Few pains sear the heart of a little boy like the sting of his own father rejecting him. When you are the mother of a boy rejected by his dad, you face a monumental task. You will need to show your son the unconditional love and support that he is missing from his dad. While challenging, this is a journey that many women travel and a painful obstacle that many sons must overcome.
Find your own support system. If you are feeling overwhelmed with stress or your own grief, you won’t be able to parent effectively. The old saying, “If mama ain’t happy, ain’t nobody happy” speaks the truth! Seek out adult friendships to vent your anger and frustration. Avoid badmouthing your son’s father in front of him; that will only hurt and confuse your little guy.
Tell your son helpful truth. Young children often blame themselves when a parent leaves. Explain to your son that he didn’t do anything to make daddy leave -- that daddy just couldn’t be a dad anymore. Your son doesn’t need to know any adult details, such as daddy’s gambling habit or his new girlfriend. Expect to continue this conversation as your little boy grows older.

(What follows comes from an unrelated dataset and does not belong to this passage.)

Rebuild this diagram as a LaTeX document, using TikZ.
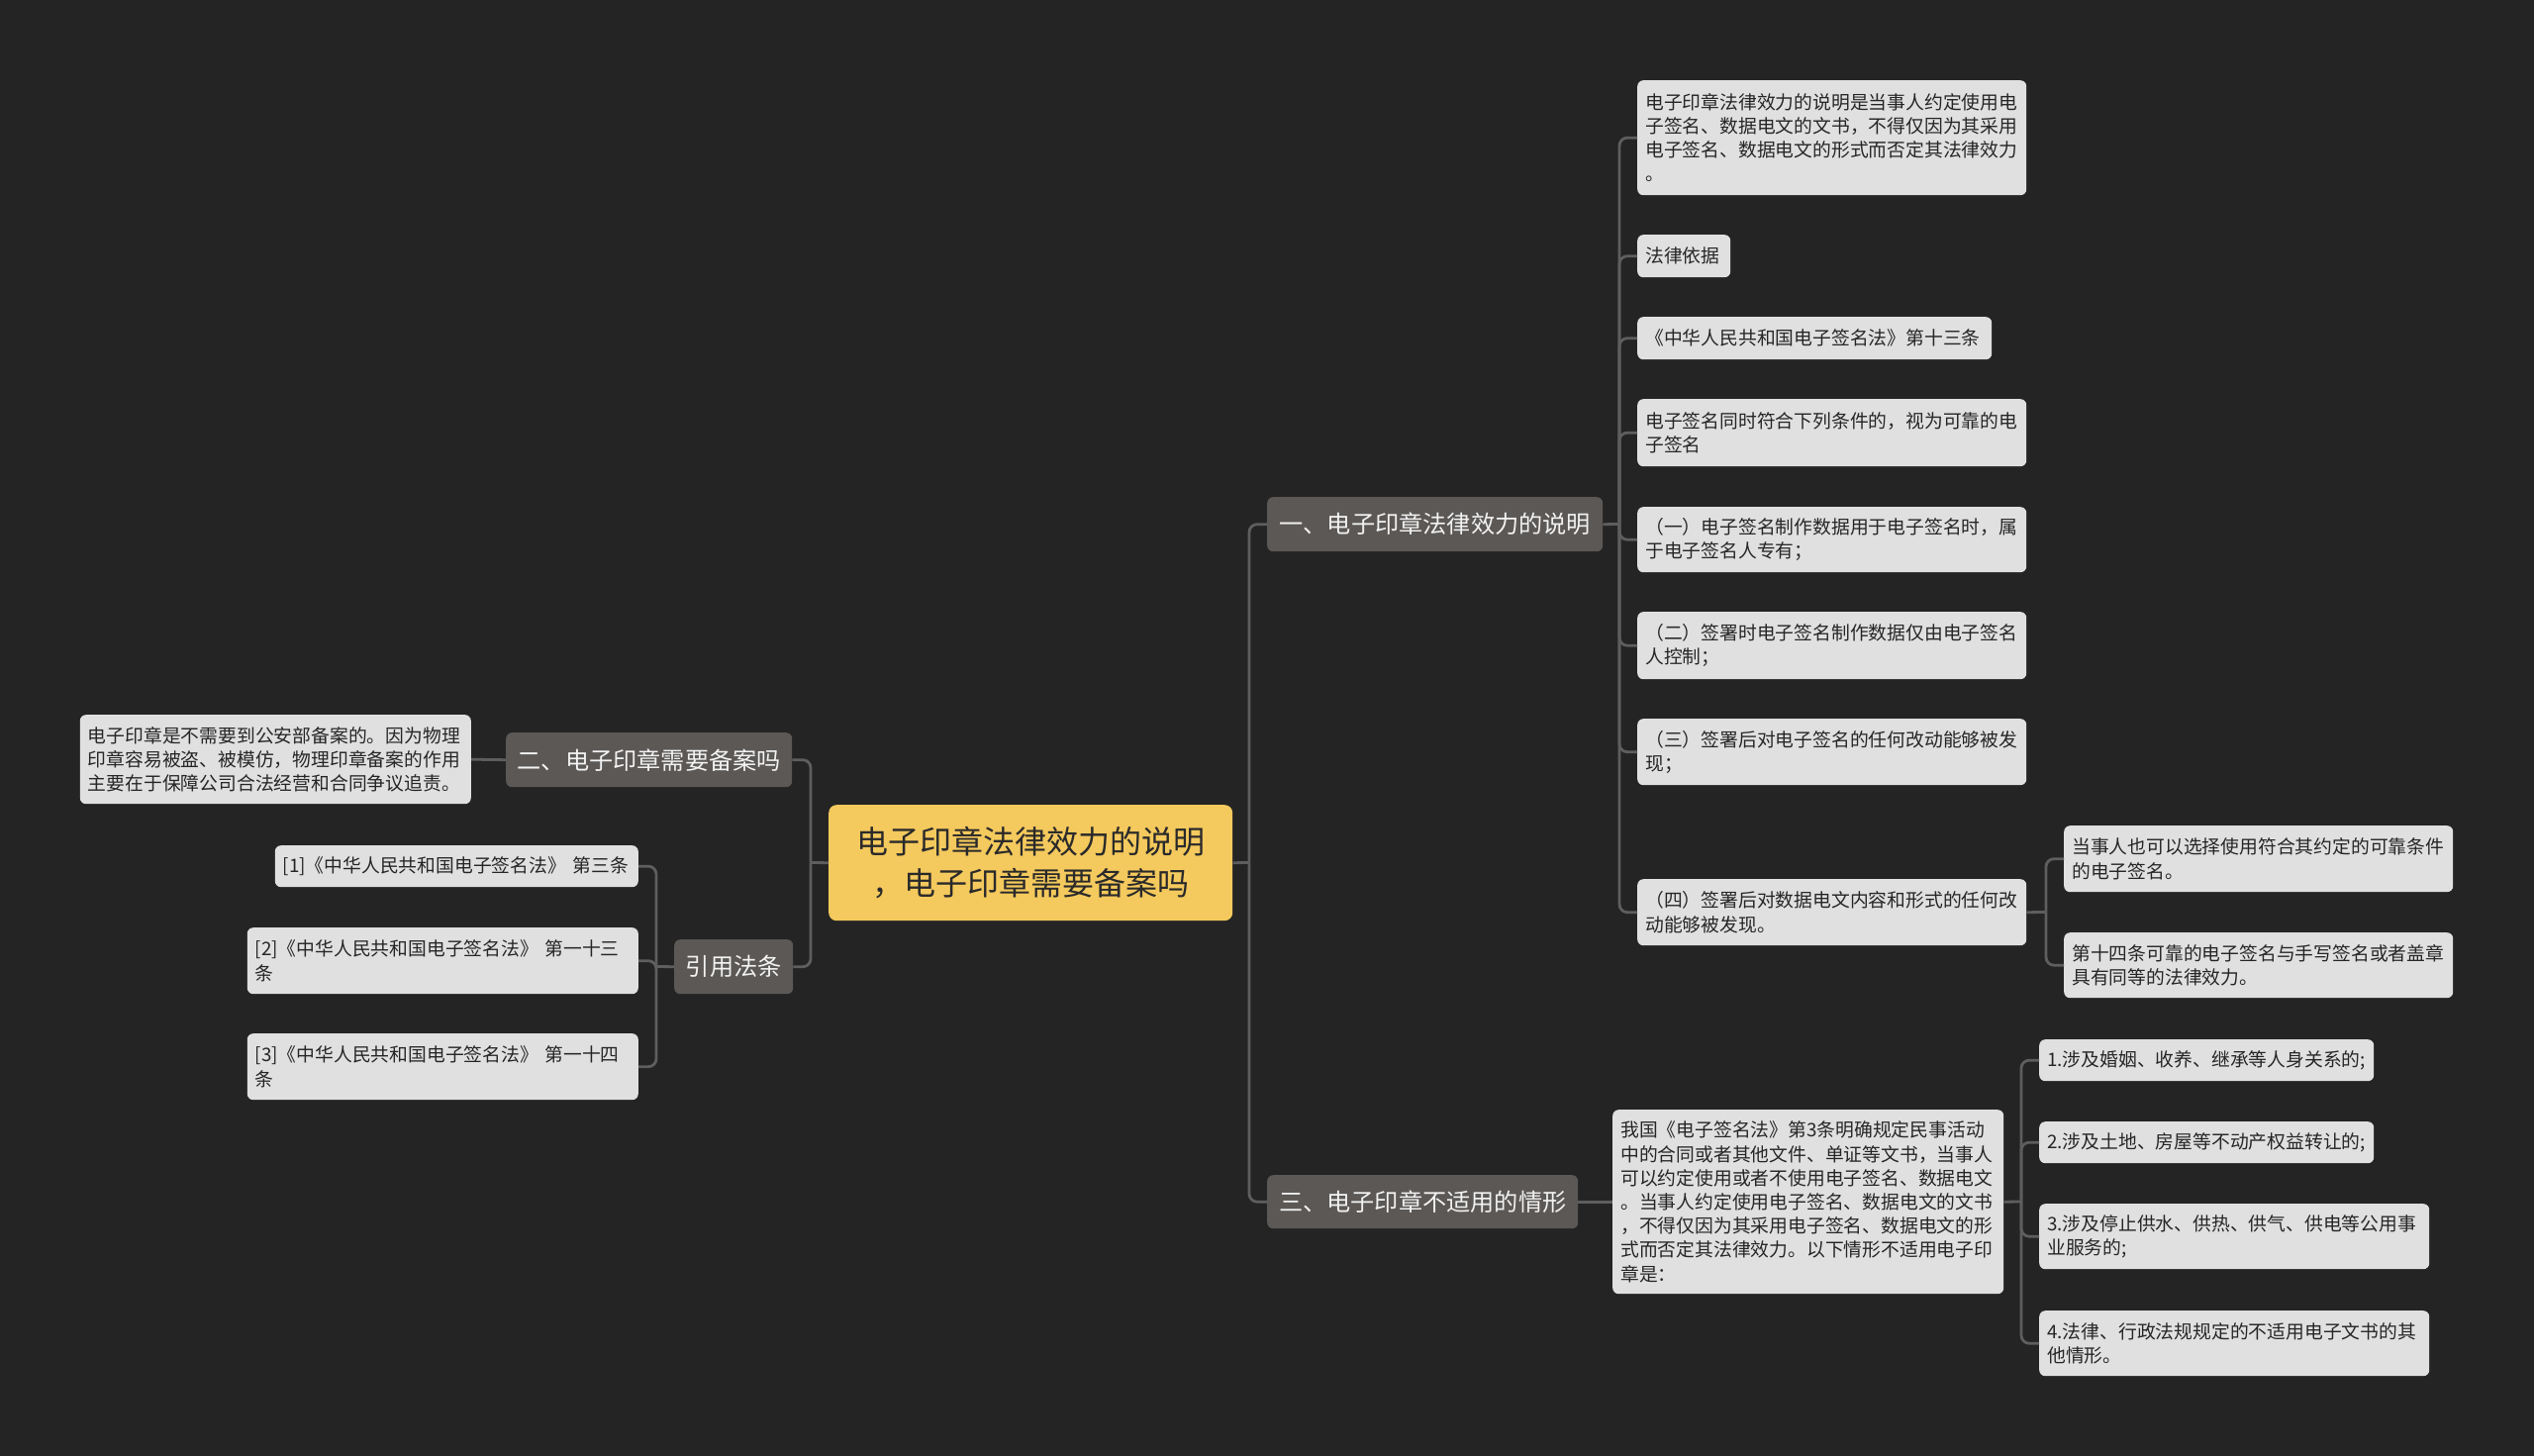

Encourage your son to express his feelings. Let him know that his thoughts and feelings are important to you. Allow him to feel sad and angry. You may need to coax your little munchkin to talk about his feelings if he isn’t very verbal. You might say things like, “You look like you're feeling sad right now. Do you want to talk about it?" or “Are you throwing blocks because you’re angry?” Try helping your little guy express his emotions through exercise or art. Running through the grass at the park may help release mad feelings, while painting with “sad” colors might help alleviate grief. These emotions won’t be fun for you to witness, but your little guy needs to know that it’s okay to feel bad about his father.
Expect emotional or behavioral difficulties while he adjusts. Angry boys can become violent or aggressive. Little ones feeling out of control might become overly dependent on routines and schedules. If your child is acting out in anger or frustration, try to teach him that he can feel emotions without acting on them. You might say, “It’s okay to feel mad, son, but it’s not okay to break your sister’s toy. Let’s go do some jumping jacks or paint a picture until you feel better.” Try to love your little guy through his ugly behavior, even if his tantrums are driving you nuts!

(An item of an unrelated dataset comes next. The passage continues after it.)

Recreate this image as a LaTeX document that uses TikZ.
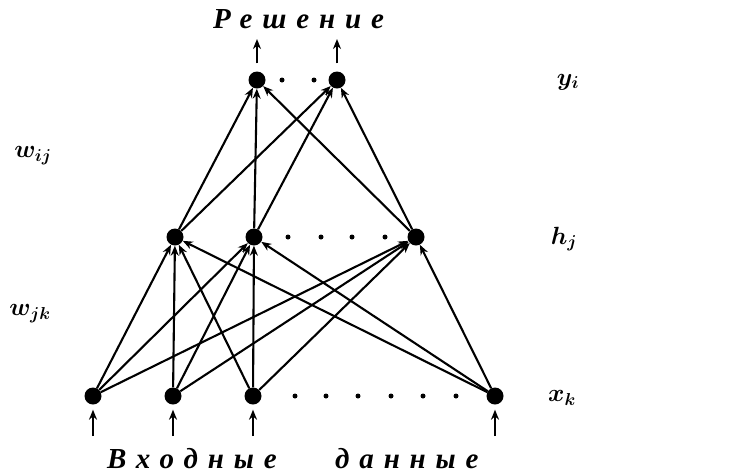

Find positive male role models for your little boy. Preschoolers are discovering the differences between men and women -- and exploring where they fit into the equation. No matter how good of a mother you are, you’re not a father. You just don’t have boy parts. Your son will benefit from having a good man to model his behavior after. Calling all grandpas, uncles, and trusted friends! A safe male relative or friend will become invaluable to you during potty training mishaps or on father-son day at preschool.
Remember that parenting is a marathon, not a sprint. Even though the lack of a father is all-consuming for your little guy at the moment, it might not always be. As he grows and matures, the loss will still affect him, but he will understand the situation better.